In early February, I took a trip to Lake Mburo National Park and Mbarara in Western Uganda. Mbarara is a major town on the road towards Rwanda situated about four hours from Kampala. Lake Mburo, a small national park known for its lakes (unsurprisingly) and herbivore population, is about forty-five minutes from Mbarara town.
On Friday, Alie, Courtney, and I, along with two of Courtney’s friends, packed into a bus in central Kampala. All things considered, the bus ride was far less eventful than I might have anticipated. Yes, they managed to fit five seats across the bus rather than four, but the driver drove at a reasonable pace, and only one hawker clambered up and down the aisle with chapatti and soda. The road was also surprisingly good, as it was recently rebuilt with funding from the European Union. The road to Mbarara and on to Kabale is critical, as it connects Uganda to Rwanda and onto Burundi and the Congo, enabling trade, and increasingly will become important for tourism.
We arrived in Mbarara town in the evening and spent the night with my friends Kai and Amy, GHC fellows working for the Millenium Villages Project and the Elizabeth Glaser Pediatric Aids Foundation. Our friends Katherine and Stuart also joined, and we had a nice, low-key dinner and hung out before going to bed.
The next morning, Alie and I woke up early to make the trip to Lake Mburo, where we met Courtney and her friends who had separated from us on the way and arrived the night before. As we drove into the park, we saw dozens of zebras, warthogs, impalas, and kudu.

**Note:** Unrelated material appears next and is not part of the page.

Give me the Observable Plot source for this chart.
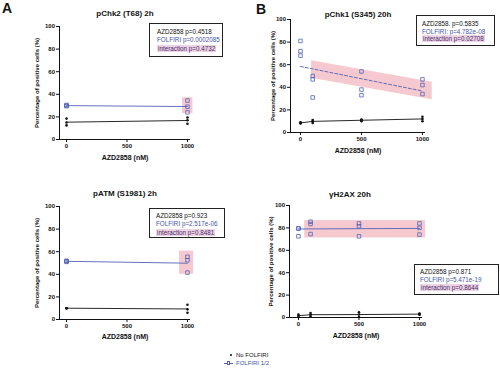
<!DOCTYPE html>
<html><head><meta charset="utf-8">
<script src="https://cdn.jsdelivr.net/npm/d3@7"></script>
<script src="https://cdn.jsdelivr.net/npm/@observablehq/plot@0.6"></script>
<style>
body{margin:0;background:#fff;font-family:"Liberation Sans",Arial,sans-serif;}
#root{position:relative;width:500px;height:382px;overflow:hidden;background:#fff;}
.abs{position:absolute;}
.letter{position:absolute;font-size:14px;font-weight:bold;color:#111;line-height:1;}
.box{position:absolute;border:1px solid #222;background:#fff;box-sizing:border-box;font-size:6.3px;}
.box div{position:absolute;white-space:nowrap;line-height:8px;height:8px;}
.l0{color:#111;}
.l1{color:#4455aa;}
.l2 span{color:#4b2a6a;background:#ecd3e4;padding:0 1px;}
.leg{position:absolute;font-size:6px;color:#111;line-height:8px;white-space:nowrap;}
</style></head><body><div id="root"></div>
<script>
// ---------- data ----------
const doses2h  = [0,0,0,1000,1000,1000];
const doses20h = [0,0,0,100,100,100,500,500,500,1000,1000,1000];

const pChk2NoF = [18.5,15,12.5, 19.5,17,14];
const pChk2F   = [30,29.5,30.5, 34.5,29,24];

const pAtmNoF  = [10,10,10, 13,9,6];
const pAtmF    = [51,52,51.5, 55.5,52.5,41.5];

const pChk1NoF = [8,8.5,9, 8.5,10,11, 10,11,11.5, 10,12,14];
const pChk1F   = [81,72,68, 50,47,31, 54,38,33, 47,42,34];

const h2axNoF  = [2.7,0.5,1.5, 4,1,2.5, 4.7,2.7,0.5, 3,3.5,2.5];
const h2axF    = [79.5,72.5,79.5, 85.5,83.5,74.5, 84,81.5,72.5, 84,80,74];

// shaded confidence regions
const bandPChk2 = [{x1:959, x2:1045, y1:23, y2:37}];
const bandPAtm  = [{x1:934, x2:1050, y1:40, y2:60.5}];
const bandH2ax  = [{x1:52,  x2:1050, y1:71, y2:86.5}];
const bandPChk1 = [{x:90, lo:48, hi:63.5}, {x:1080, lo:29, hi:44.5}];

const xTicks = [0,500,1000];
const yTicks = [0,20,40,60,80,100];
const titles = ["pChk2 (T68) 2h","pChk1 (S345) 20h","pATM (S1981) 2h","γH2AX 20h"];
const xLabel = "AZD2858 (nM)";
const yLabel = "Percentage of positive cells (%)";

const statsPChk2 = ["AZD2858 p=0.4518","FOLFIRI p=0.0002085","interaction p=0.4732"];
const statsPChk1 = ["AZD2858. p=0.5835","FOLFIRI: p=4.782e-08","interaction p=0.02708"];
const statsPAtm  = ["AZD2858 p=0.923","FOLFIRI p=2.517e-06","interaction p=0.8481"];
const statsH2ax  = ["AZD2858 p=0.871","FOLFIRI p=5.471e-19","interaction p=0.8644"];

const legendLabels = ["No FOLFIRI","FOLFIRI 1/2"];

// ---------- styles ----------
const BLUE = "#5062b8";
const BAND = "#f4c3ca";
const INK = "#111";

const root = document.getElementById("root");

function panel(o){
  const rowsNo = o.doses.map((d,i)=>({dose:d, v:o.noF[i]}));
  const rowsF  = o.doses.map((d,i)=>({dose:d, v:o.withF[i]}));
  const marks = [];
  if (o.bandRect) marks.push(Plot.rect(o.bandRect, {x1:"x1", x2:"x2", y1:"y1", y2:"y2", fill:BAND, fillOpacity:0.9}));
  if (o.bandArea) marks.push(Plot.areaY(o.bandArea, {x:"x", y1:"lo", y2:"hi", fill:BAND, fillOpacity:0.9}));
  marks.push(
    Plot.ruleX([o.xd[0]], {stroke:INK, strokeWidth:1}),
    Plot.ruleY([0], {stroke:INK, strokeWidth:1}),
    Plot.axisX(xTicks, {tickSize:3, tickPadding:1.5, fontSize:6, fontWeight:"bold", label:null, stroke:INK, fill:INK, tickFormat:d=>String(d)}),
    Plot.axisY(yTicks, {tickSize:3, tickPadding:1.5, fontSize:6, fontWeight:"bold", label:null, stroke:INK, fill:INK, tickFormat:d=>String(d)}),
    Plot.lineY(rowsNo, Plot.groupX({y:"mean"}, {x:"dose", y:"v", stroke:INK, strokeWidth:0.9})),
    Plot.dot(rowsNo, {x:"dose", y:"v", r:1.3, fill:INK, stroke:null})
  );
  if (o.fit === "mean") marks.push(Plot.lineY(rowsF, Plot.groupX({y:"mean"}, {x:"dose", y:"v", stroke:BLUE, strokeWidth:0.9})));
  else marks.push(Plot.linearRegressionY(rowsF, {x:"dose", y:"v", stroke:BLUE, strokeWidth:0.9, ci:0, strokeDasharray:o.dash || null}));
  marks.push(
    Plot.dot(rowsF, {x:"dose", y:"v", symbol:"square", r:2, stroke:BLUE, fill:"none", strokeWidth:0.8}),
    Plot.text([o.title], {text:d=>d, frameAnchor:"top", dy:o.tDy, dx:o.tDx||0, fontSize:8, fontWeight:"bold", lineAnchor:"middle", textAnchor:"middle", fill:INK}),
    Plot.text([xLabel], {text:d=>d, frameAnchor:"bottom", dy:o.xlDy, fontSize:7, fontWeight:"bold", lineAnchor:"middle", textAnchor:"middle", fill:INK}),
    Plot.text([yLabel], {text:d=>d, frameAnchor:"left", dx:o.ylDx, rotate:-90, fontSize:6, fontWeight:"bold", lineAnchor:"middle", textAnchor:"middle", fill:INK})
  );
  const svg = Plot.plot({
    width:250, height:180,
    marginLeft:o.ml, marginRight:o.mr, marginTop:o.mt, marginBottom:o.mb,
    x:{domain:o.xd}, y:{domain:[0,100]},
    style:{fontFamily:"Liberation Sans, Arial, sans-serif", background:"transparent", overflow:"visible"},
    marks
  });
  svg.style.position = "absolute";
  svg.style.left = o.left + "px";
  svg.style.top = o.top + "px";
  root.appendChild(svg);
}

panel({left:0, top:0, ml:59, mr:60, mt:26, mb:41, xd:[-58,1025], doses:doses2h, noF:pChk2NoF, withF:pChk2F,
  bandRect:bandPChk2, fit:"mean", title:titles[0], tDy:-13, xlDy:18, ylDx:-22});
panel({left:250, top:0, ml:40, mr:75, mt:19, mb:48, xd:[-82,1025], doses:doses20h, noF:pChk1NoF, withF:pChk1F,
  bandArea:bandPChk1, fit:"reg", dash:"3,2", title:titles[1], tDy:-5, xlDy:18, ylDx:-17});
panel({left:0, top:180, ml:59, mr:60, mt:26, mb:41, xd:[-58,1025], doses:doses2h, noF:pAtmNoF, withF:pAtmF,
  bandRect:bandPAtm, fit:"mean", title:titles[2], tDy:-13, xlDy:17, ylDx:-22});
panel({left:250, top:180, ml:39, mr:78, mt:25, mb:43, xd:[-74,1025], doses:doses20h, noF:h2axNoF, withF:h2axF,
  bandRect:bandH2ax, fit:"reg", title:titles[3], tDy:-11, tDx:-6, xlDy:18, ylDx:-18});

function statBox(lines, left, top, w, h, tx, ys){
  const b = document.createElement("div");
  b.className = "box";
  Object.assign(b.style, {left:left+"px", top:top+"px", width:w+"px", height:h+"px"});
  lines.forEach((t,i)=>{
    const d = document.createElement("div");
    d.className = "l"+i;
    d.style.left = tx+"px";
    d.style.top = (ys[i]-4)+"px";
    if (i===2){ const s=document.createElement("span"); s.textContent=t; d.appendChild(s);} else d.textContent = t;
    b.appendChild(d);
  });
  root.appendChild(b);
}
statBox(statsPChk2, 149, 23, 74, 34, 7, [7.5,16,24.5]);
statBox(statsPChk1, 416, 15, 79, 31, 5, [8,15.5,23]);
statBox(statsPAtm, 149, 208, 76, 30, 6, [6.5,15,23.5]);
statBox(statsH2ax, 414, 264, 85, 31, 5, [7,15,23]);

// panel letters
[["A",2,1],["B",256,2]].forEach(([t,x,y])=>{
  const d=document.createElement("div"); d.className="letter"; d.textContent=t;
  d.style.left=x+"px"; d.style.top=y+"px"; root.appendChild(d);
});

// bottom legend
(function(){
  const dot=document.createElement("div");
  Object.assign(dot.style,{position:"absolute",left:"229.8px",top:"353.8px",width:"2.6px",height:"2.6px",borderRadius:"50%",background:INK});
  root.appendChild(dot);
  const ln=document.createElement("div");
  Object.assign(ln.style,{position:"absolute",left:"224px",top:"363px",width:"9px",height:"0.9px",background:BLUE});
  root.appendChild(ln);
  const sq=document.createElement("div");
  Object.assign(sq.style,{position:"absolute",left:"226.5px",top:"361.3px",width:"3.5px",height:"3.5px",border:"0.8px solid "+BLUE,background:"#fff",boxSizing:"border-box"});
  root.appendChild(sq);
  legendLabels.forEach((t,i)=>{
    const d=document.createElement("div"); d.className="leg"; d.textContent=t;
    d.style.left="236px"; d.style.top=(351+i*8)+"px";
    if(i===1) d.style.color="#4455aa";
    root.appendChild(d);
  });
})();
</script></body></html>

While I went on safari in Kenya this fall, it had been quite a while since I had seen these types of animals. Once at Mihingo–the lodge we splurged on–we were in heaven.
In a span of twenty-four hours, we had massages, ate delicious food, went on a sunset game drive, and swam in the pool, which had quite the view. Pretty luxurious! I’m really looking forward to seeing some of the larger game parks in Uganda in the coming months.